EXTRACTED DATA

━━━━━━━━

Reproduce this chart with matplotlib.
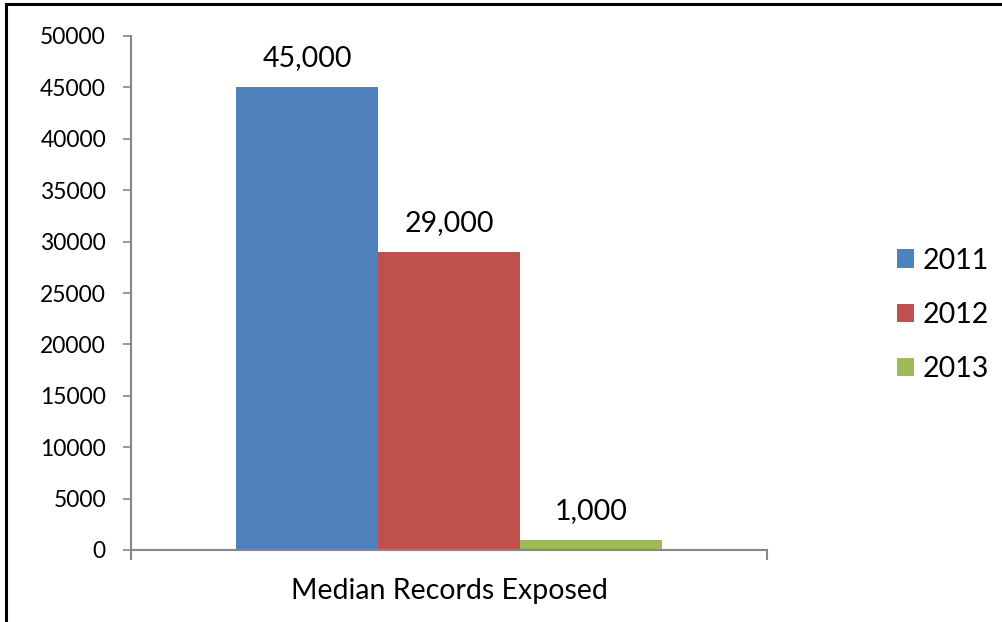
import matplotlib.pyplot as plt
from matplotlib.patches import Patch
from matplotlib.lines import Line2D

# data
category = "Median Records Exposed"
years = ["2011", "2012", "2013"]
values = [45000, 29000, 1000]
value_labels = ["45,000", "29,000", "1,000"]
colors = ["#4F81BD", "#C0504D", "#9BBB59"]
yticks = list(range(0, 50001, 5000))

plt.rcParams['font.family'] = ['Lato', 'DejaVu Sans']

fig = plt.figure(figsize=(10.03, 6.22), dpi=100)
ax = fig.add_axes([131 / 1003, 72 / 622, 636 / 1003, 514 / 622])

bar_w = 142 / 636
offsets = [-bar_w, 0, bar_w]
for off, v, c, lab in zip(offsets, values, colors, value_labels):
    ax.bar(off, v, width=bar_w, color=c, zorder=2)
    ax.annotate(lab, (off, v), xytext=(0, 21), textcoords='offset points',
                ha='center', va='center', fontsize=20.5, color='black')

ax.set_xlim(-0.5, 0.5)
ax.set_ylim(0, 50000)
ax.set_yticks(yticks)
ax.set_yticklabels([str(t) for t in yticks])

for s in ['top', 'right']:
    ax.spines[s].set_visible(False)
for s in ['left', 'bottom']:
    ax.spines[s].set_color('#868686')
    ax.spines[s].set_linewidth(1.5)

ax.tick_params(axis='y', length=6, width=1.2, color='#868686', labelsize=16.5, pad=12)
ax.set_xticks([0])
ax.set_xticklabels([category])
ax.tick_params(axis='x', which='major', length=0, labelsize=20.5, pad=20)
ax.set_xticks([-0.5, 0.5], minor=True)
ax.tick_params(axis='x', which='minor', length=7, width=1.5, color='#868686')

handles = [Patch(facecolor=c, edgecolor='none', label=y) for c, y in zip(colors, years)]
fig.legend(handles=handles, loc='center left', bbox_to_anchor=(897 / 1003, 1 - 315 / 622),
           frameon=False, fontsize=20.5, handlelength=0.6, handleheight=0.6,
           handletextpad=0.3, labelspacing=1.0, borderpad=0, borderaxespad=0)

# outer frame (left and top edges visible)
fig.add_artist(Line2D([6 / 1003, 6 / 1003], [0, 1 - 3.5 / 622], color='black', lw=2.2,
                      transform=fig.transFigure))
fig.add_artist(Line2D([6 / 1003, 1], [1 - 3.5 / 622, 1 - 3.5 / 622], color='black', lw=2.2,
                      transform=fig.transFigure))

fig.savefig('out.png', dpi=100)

━━━━━━━━

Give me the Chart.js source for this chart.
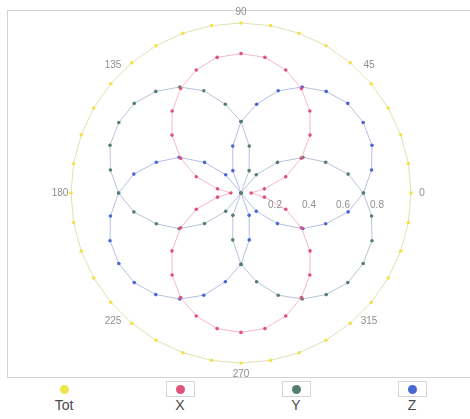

━━━━━━━━

REQUIRED WORK
From the material above, reproduce only what runs from the line holding "Reproduce this chart with matplotlib." down to the line holding "length=7, width=1.5, color='#868686')", both included, pictures excluded.

OUTPUT BELOW
Reproduce this chart with matplotlib.
import matplotlib.pyplot as plt
from matplotlib.patches import Patch
from matplotlib.lines import Line2D

# data
category = "Median Records Exposed"
years = ["2011", "2012", "2013"]
values = [45000, 29000, 1000]
value_labels = ["45,000", "29,000", "1,000"]
colors = ["#4F81BD", "#C0504D", "#9BBB59"]
yticks = list(range(0, 50001, 5000))

plt.rcParams['font.family'] = ['Lato', 'DejaVu Sans']

fig = plt.figure(figsize=(10.03, 6.22), dpi=100)
ax = fig.add_axes([131 / 1003, 72 / 622, 636 / 1003, 514 / 622])

bar_w = 142 / 636
offsets = [-bar_w, 0, bar_w]
for off, v, c, lab in zip(offsets, values, colors, value_labels):
    ax.bar(off, v, width=bar_w, color=c, zorder=2)
    ax.annotate(lab, (off, v), xytext=(0, 21), textcoords='offset points',
                ha='center', va='center', fontsize=20.5, color='black')

ax.set_xlim(-0.5, 0.5)
ax.set_ylim(0, 50000)
ax.set_yticks(yticks)
ax.set_yticklabels([str(t) for t in yticks])

for s in ['top', 'right']:
    ax.spines[s].set_visible(False)
for s in ['left', 'bottom']:
    ax.spines[s].set_color('#868686')
    ax.spines[s].set_linewidth(1.5)

ax.tick_params(axis='y', length=6, width=1.2, color='#868686', labelsize=16.5, pad=12)
ax.set_xticks([0])
ax.set_xticklabels([category])
ax.tick_params(axis='x', which='major', length=0, labelsize=20.5, pad=20)
ax.set_xticks([-0.5, 0.5], minor=True)
ax.tick_params(axis='x', which='minor', length=7, width=1.5, color='#868686')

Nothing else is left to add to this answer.